━━━━━ Raw data

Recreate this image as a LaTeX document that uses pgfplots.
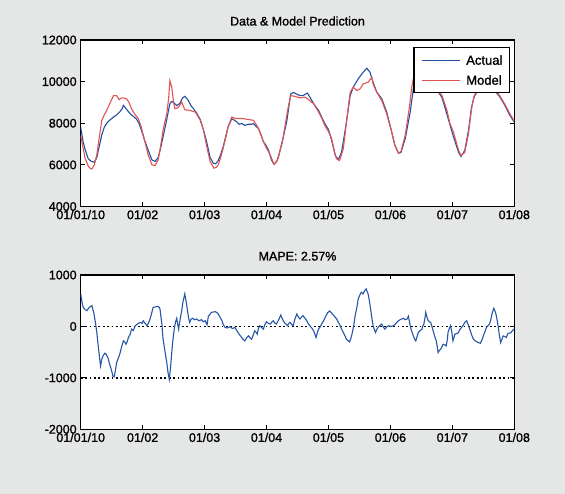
\documentclass[border=0pt]{standalone}
\usepackage{pgfplots}
\pgfplotsset{compat=1.18}
\usepackage{fontspec}
\setmainfont{Liberation Sans}[BoldFont={Liberation Sans}, BoldFeatures={FakeBold=1.2}]
\definecolor{figbg}{RGB}{228,231,229}
\definecolor{actblue}{RGB}{34,80,160}
\definecolor{modred}{RGB}{226,84,84}
\definecolor{errblue}{RGB}{38,86,166}

\pgfplotstableread{
m v
0.00 7800
0.04 7100
0.07 6750
0.12 6300
0.17 6170
0.22 6130
0.26 6350
0.30 6900
0.34 7430
0.38 7800
0.42 8000
0.47 8150
0.53 8300
0.58 8400
0.63 8540
0.67 8700
0.69 8860
0.72 8750
0.77 8560
0.82 8400
0.87 8280
0.90 8200
0.94 8000
0.98 7670
1.03 7200
1.09 6700
1.15 6240
1.20 6160
1.25 6350
1.29 6800
1.33 7350
1.39 8200
1.44 8950
1.47 9050
1.50 9000
1.55 8850
1.60 8950
1.64 9200
1.68 9290
1.71 9200
1.74 9080
1.78 8850
1.82 8700
1.87 8500
1.93 8180
1.98 7700
2.03 7150
2.09 6350
2.14 6080
2.18 6050
2.22 6200
2.26 6500
2.30 6870
2.34 7350
2.38 7830
2.44 8220
2.48 8150
2.52 8060
2.56 7950
2.60 7985
2.65 7900
2.71 7950
2.76 7950
2.79 7985
2.83 7850
2.87 7750
2.91 7450
2.95 7110
2.99 6950
3.03 6715
3.08 6240
3.12 6030
3.17 6200
3.21 6600
3.25 7030
3.29 7600
3.33 8140
3.36 8800
3.39 9400
3.43 9480
3.46 9440
3.50 9380
3.54 9330
3.59 9330
3.63 9400
3.66 9450
3.70 9250
3.73 9100
3.78 8850
3.84 8620
3.89 8300
3.94 7985
4.00 7700
4.05 7190
4.11 6450
4.16 6255
4.21 6605
4.25 7300
4.29 8050
4.35 9330
4.40 9730
4.48 10135
4.56 10450
4.62 10645
4.67 10450
4.72 9970
4.78 9490
4.86 9180
4.94 8540
5.02 7590
5.07 6950
5.13 6560
5.17 6590
5.24 7270
5.32 8540
5.37 9650
5.45 10100
5.55 10300
5.65 10000
5.75 9600
5.83 9250
5.91 8450
6.02 7330
6.10 6605
6.14 6400
6.20 6690
6.26 7650
6.31 8770
6.35 9250
6.45 9800
6.55 10000
6.65 9700
6.77 9250
6.85 8850
6.93 8370
7.00 8050
}\actual

\pgfplotstableread{
m v
0.00 7400
0.04 6800
0.07 6320
0.12 5950
0.15 5840
0.18 5800
0.22 6000
0.26 6480
0.30 7300
0.34 8140
0.38 8400
0.42 8620
0.47 8950
0.53 9330
0.58 9330
0.62 9130
0.66 9220
0.69 9220
0.74 9170
0.78 9000
0.82 8700
0.87 8450
0.93 8220
0.97 7900
1.01 7430
1.05 6950
1.09 6480
1.15 6000
1.20 5970
1.25 6240
1.29 6900
1.33 7670
1.39 8460
1.42 9200
1.44 10050
1.47 9730
1.50 9000
1.52 8700
1.55 8720
1.58 8780
1.63 9020
1.66 8800
1.68 8650
1.72 8630
1.76 8620
1.80 8580
1.85 8540
1.89 8350
1.93 8140
1.98 7700
2.03 6950
2.09 6160
2.15 5840
2.19 5880
2.22 6000
2.26 6350
2.30 6800
2.34 7300
2.38 7830
2.44 8300
2.48 8250
2.52 8220
2.58 8230
2.63 8220
2.70 8180
2.75 8160
2.79 8140
2.83 7950
2.87 7750
2.91 7450
2.95 7110
3.00 6800
3.06 6480
3.12 6030
3.15 6100
3.19 6320
3.23 6850
3.27 7350
3.34 8620
3.39 9330
3.46 9290
3.54 9220
3.62 9250
3.67 9170
3.71 9050
3.76 8940
3.84 8540
3.89 8250
3.94 7900
4.00 7600
4.05 7270
4.10 6600
4.13 6290
4.18 6210
4.24 6770
4.29 8050
4.35 9490
4.40 9730
4.46 9570
4.51 9650
4.56 9890
4.64 9970
4.70 10210
4.72 9890
4.78 9490
4.86 9090
4.94 8450
5.02 7590
5.07 6980
5.13 6560
5.17 6640
5.24 7430
5.31 8850
5.34 9650
5.37 10135
5.45 10300
5.55 10200
5.65 9900
5.75 9600
5.83 9350
5.91 8650
5.96 8000
6.02 7550
6.10 6700
6.14 6450
6.20 6600
6.26 7500
6.31 8700
6.35 9300
6.45 9900
6.55 10100
6.65 9800
6.77 9300
6.85 8900
6.93 8450
7.00 8100
}\model

\pgfplotstableread{
m v
0.00 633
0.02 480
0.04 372
0.07 330
0.10 307
0.14 372
0.18 405
0.21 274
0.24 60
0.26 -118
0.28 -346
0.30 -560
0.32 -770
0.34 -640
0.36 -575
0.39 -520
0.41 -542
0.44 -610
0.46 -705
0.49 -820
0.52 -966
0.54 -980
0.56 -860
0.58 -705
0.61 -610
0.63 -542
0.66 -400
0.69 -281
0.71 -300
0.73 -346
0.75 -300
0.77 -215
0.80 -150
0.82 -52
0.85 -80
0.88 13
0.92 50
0.96 78
0.99 60
1.01 111
1.04 60
1.07 13
1.10 80
1.12 144
1.15 280
1.17 372
1.21 380
1.24 392
1.26 380
1.28 340
1.31 50
1.33 -248
1.36 -480
1.39 -705
1.41 -900
1.43 -1030
1.45 -800
1.47 -509
1.49 -250
1.51 -52
1.53 80
1.55 157
1.58 -52
1.61 176
1.63 300
1.65 470
1.68 633
1.70 500
1.72 340
1.74 180
1.76 78
1.78 140
1.81 157
1.84 130
1.87 144
1.91 110
1.95 131
1.98 90
2.01 111
2.04 30
2.06 196
2.09 240
2.11 274
2.14 280
2.17 287
2.20 270
2.22 242
2.25 180
2.28 111
2.30 40
2.33 -20
2.37 -30
2.41 -7
2.45 -40
2.49 -20
2.52 -80
2.54 -118
2.57 -170
2.60 -215
2.62 -250
2.65 -281
2.68 -220
2.71 -183
2.74 -230
2.76 -248
2.79 -150
2.81 -85
2.83 -110
2.85 -150
2.87 -40
2.89 13
2.92 -20
2.95 -52
2.97 30
3.00 91
3.03 60
3.06 46
3.09 90
3.11 111
3.13 70
3.16 46
3.20 140
3.23 222
3.25 160
3.27 111
3.30 60
3.34 13
3.36 60
3.38 78
3.41 30
3.43 13
3.46 150
3.49 242
3.51 190
3.54 144
3.57 190
3.59 209
3.62 160
3.65 111
3.67 60
3.70 13
3.73 -30
3.76 -85
3.78 -150
3.80 -215
3.82 -120
3.84 -52
3.87 0
3.89 46
3.93 130
3.96 209
3.99 270
4.02 300
4.05 260
4.08 220
4.10 190
4.13 150
4.16 80
4.19 13
4.21 -50
4.24 -118
4.27 -190
4.29 -248
4.32 -280
4.34 -300
4.36 -240
4.38 -150
4.41 30
4.43 209
4.46 380
4.48 535
4.51 620
4.53 666
4.56 633
4.58 690
4.61 731
4.62 690
4.64 633
4.66 500
4.68 340
4.70 170
4.72 13
4.74 -60
4.76 -118
4.78 -60
4.80 -20
4.83 20
4.86 46
4.88 0
4.91 -52
4.94 -10
4.97 13
5.01 0
5.05 13
5.09 60
5.13 111
5.17 140
5.21 157
5.24 130
5.27 144
5.29 200
5.32 13
5.34 -80
5.37 -183
5.39 -240
5.41 -281
5.43 -200
5.45 -118
5.48 -80
5.51 -52
5.52 0
5.54 46
5.56 180
5.57 274
5.59 180
5.61 111
5.63 90
5.65 78
5.67 0
5.69 -85
5.71 -170
5.74 -281
5.76 -420
5.77 -509
5.79 -470
5.81 -444
5.83 -400
5.85 -346
5.88 -360
5.90 -379
5.92 -250
5.93 -118
5.95 -40
5.97 13
5.99 -100
6.01 -281
6.03 -200
6.04 -150
6.07 -140
6.10 -118
6.12 -60
6.15 -20
6.18 30
6.20 78
6.23 111
6.26 20
6.29 -85
6.31 -160
6.34 -248
6.37 -281
6.40 -300
6.42 -313
6.45 -327
6.48 -260
6.50 -183
6.53 -90
6.55 -20
6.58 20
6.60 46
6.62 130
6.64 242
6.66 320
6.67 353
6.70 260
6.72 144
6.74 0
6.76 -183
6.78 -313
6.80 -250
6.82 -183
6.85 -200
6.87 -215
6.90 -131
6.93 -130
6.95 -118
6.97 -80
7.00 -52
}\err

\pgfplotsset{
  mlab/.style={
    scale only axis,
    width=433.6pt,
    xmin=0, xmax=7,
    xtick={0,1,2,3,4,5,6,7},
    xticklabels={01/01/10,01/02,01/03,01/04,01/05,01/06,01/07,01/08},
    scaled y ticks=false,
    tick align=inside,
    xtick pos=both, ytick pos=both,
    major tick length=4.5pt,
    axis line style={line width=1.1pt, black},
    every tick/.style={black, line width=0.9pt},
    axis background/.style={fill=white},
    tick label style={font=\fontsize{12.5}{14}\selectfont\bfseries, text=black},
    xticklabel style={yshift=0pt},
    yticklabel style={xshift=-0.5pt},
    title style={at={(0.5,1)}, anchor=base, yshift=8.5pt, font=\fontsize{12.5}{14}\selectfont\bfseries},
  }
}

\begin{document}
\begin{tikzpicture}[x=1pt,y=1pt]
\fill[figbg] (0,0) rectangle (565,494);
\begin{axis}[mlab,
  at={(80.7pt,287.5pt)}, anchor=south west,
  height=166.5pt,
  ymin=4000, ymax=12000,
  ytick={4000,6000,8000,10000,12000},
  yticklabels={4000,6000,8000,10000,12000},
  title={Data \& Model Prediction},
  legend image code/.code={\draw[#1, line width=1.3pt] (0pt,0pt) -- (38pt,0pt);},
  legend style={at={(0.99,0.957)}, anchor=north east, draw=black, line width=1.1pt,
    fill=white, inner xsep=7pt, inner ysep=8pt, row sep=11pt,
    nodes={inner sep=0pt, text height=9pt, text depth=0pt, font=\fontsize{13}{14}\selectfont\bfseries},
    /tikz/every odd column/.append style={column sep=6pt}},
  legend cell align=left,
]
\addplot[actblue, line width=1.1pt] table[x=m, y=v] {\actual};
\addlegendentry{Actual}
\addplot[modred, line width=1.1pt] table[x=m, y=v] {\model};
\addlegendentry{Model}
\end{axis}

\begin{axis}[mlab,
  at={(80.7pt,64.7pt)}, anchor=south west,
  height=154.3pt,
  ymin=-2000, ymax=1000,
  ytick={-2000,-1000,0,1000},
  yticklabels={-2000,-1000,0,1000},
  title={MAPE: 2.57\%},
]
\addplot[black, line width=1.4pt, dash pattern=on 1.8pt off 2.6pt] coordinates {(0,0) (7,0)};
\addplot[black, line width=1.4pt, dash pattern=on 1.8pt off 2.6pt] coordinates {(0,-1000) (7,-1000)};
\addplot[errblue, line width=1.1pt] table[x=m, y=v] {\err};
\end{axis}
\end{tikzpicture}
\end{document}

━━━━━━━━━━

From the listing above, pick out each line where the word "image" appears.

_Task solution:_
Recreate this image as a LaTeX document that uses pgfplots.
  legend image code/.code={\draw[#1, line width=1.3pt] (0pt,0pt) -- (38pt,0pt);},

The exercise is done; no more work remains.